The article mistakes terminology:

IBM mainframe systems' disk layout had traditionally been count-key-data (CKD)…

In fact, the physical layout of the first FBA devices remained precisely the same; it was in the disc controllers that the differences occurred.

CKD had implications for the channel programmer, in that it was possible for a record to be located not solely by its location, but by a key. However, the actual architecture was CHR (cylinder-head-record), also called CTR (cyl-trk-rec). See DASD article.

--UnicornTapestry (talk) 01:06, 7 January 2009 (UTC)[reply]

What is FBA

the article was a mess and I have tried to start to fix it. Is there any substantive difference between FBA and LBA

The RAMAC used fixed sector sizes but I am not sure how the file system accessed it nor how the storage stack was layered. Most of every other early computer that I know of used fixed sector sizes and again i am ignorant of their storage stacks. IBM abandoned fixed sector sizes in most mainframe models with the S/360 beginning 1964. The notable S/360 M20 used a fixed sector size but addressed them with the standard IBM CHR channel commands so it was not an FBA system or drive unless FBA means fixed sector sizes.

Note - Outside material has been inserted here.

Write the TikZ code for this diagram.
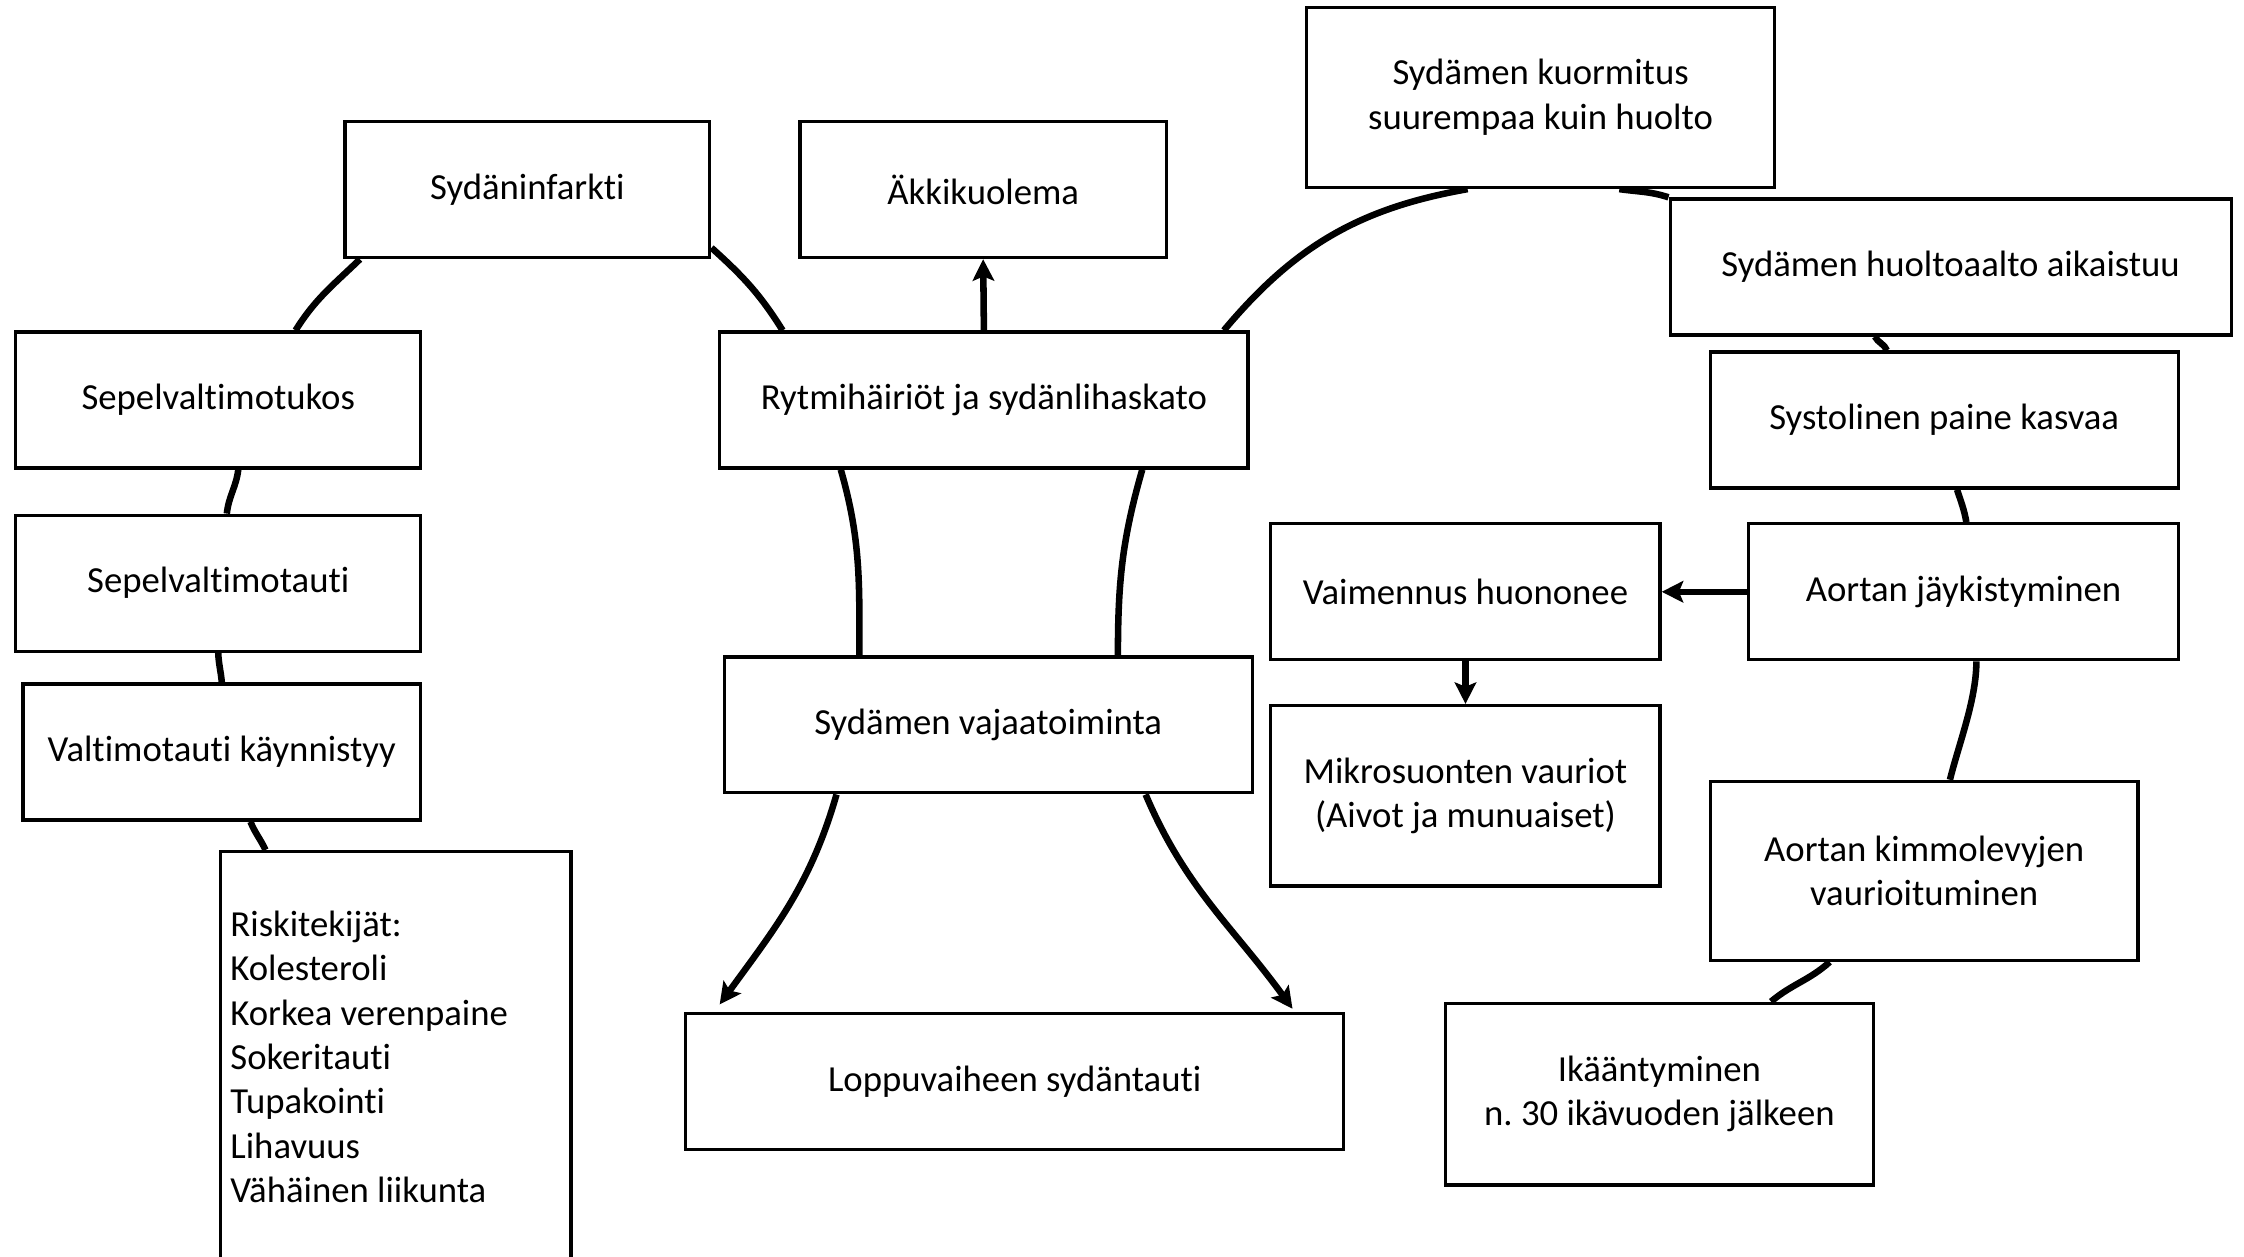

To the best of my recollection Fixed Block Architecture is a term invented by IBM with the introduction of the IBM 3310 and a small system (s/34??) sometime in the mid-70s to describe a fixed sector sizes in its HDDs. At that time and into the 1990s IBM used CKD, a variable record length architecture on virtually all of its mainframe HDDs. The rest of the world and I think IBM's small systems used fixed sector sizes.

I know of no other usage of "Fixed Block Architecture" prior to the 3310. To the best of my recollection and search, IBMs other products that used fixed sector (or block) sizes called them just that and did not use the term FBA. I may be wrong and would appreciate other editors input on the origins of this specific term as applied to storage.

The other aspect of FBA is the addressing as a linear contiguous set of blocks. This really isn't a drive issue since drives today still have cylinders and heads and now a variable number of blocks per zone. With fixed blocks, someplace in the storage stack a file name has to be translated into a list or lists of blocks. I really don't know enough about file systems of any of the mainframe any mini computers to know whether the systems went thru a layer where the storage medium was viewed as a linear contiguous set of blocks to be resolved to CHS at a lower level. So it maybe that IBM was first in the 70s, but I doubt it. Again input from other editors would be appreciated.

I really think this is a controller issue, when what was the first controller that presented the device as a contiguous series of fixed blocks. I know this wss a part of the ANSI proposal in the late 70s and was a key feature of SASI. So the earliest FBA/LBA drive that I know of was likely the embedded ANSI drives or maybe the embedded SASI drives.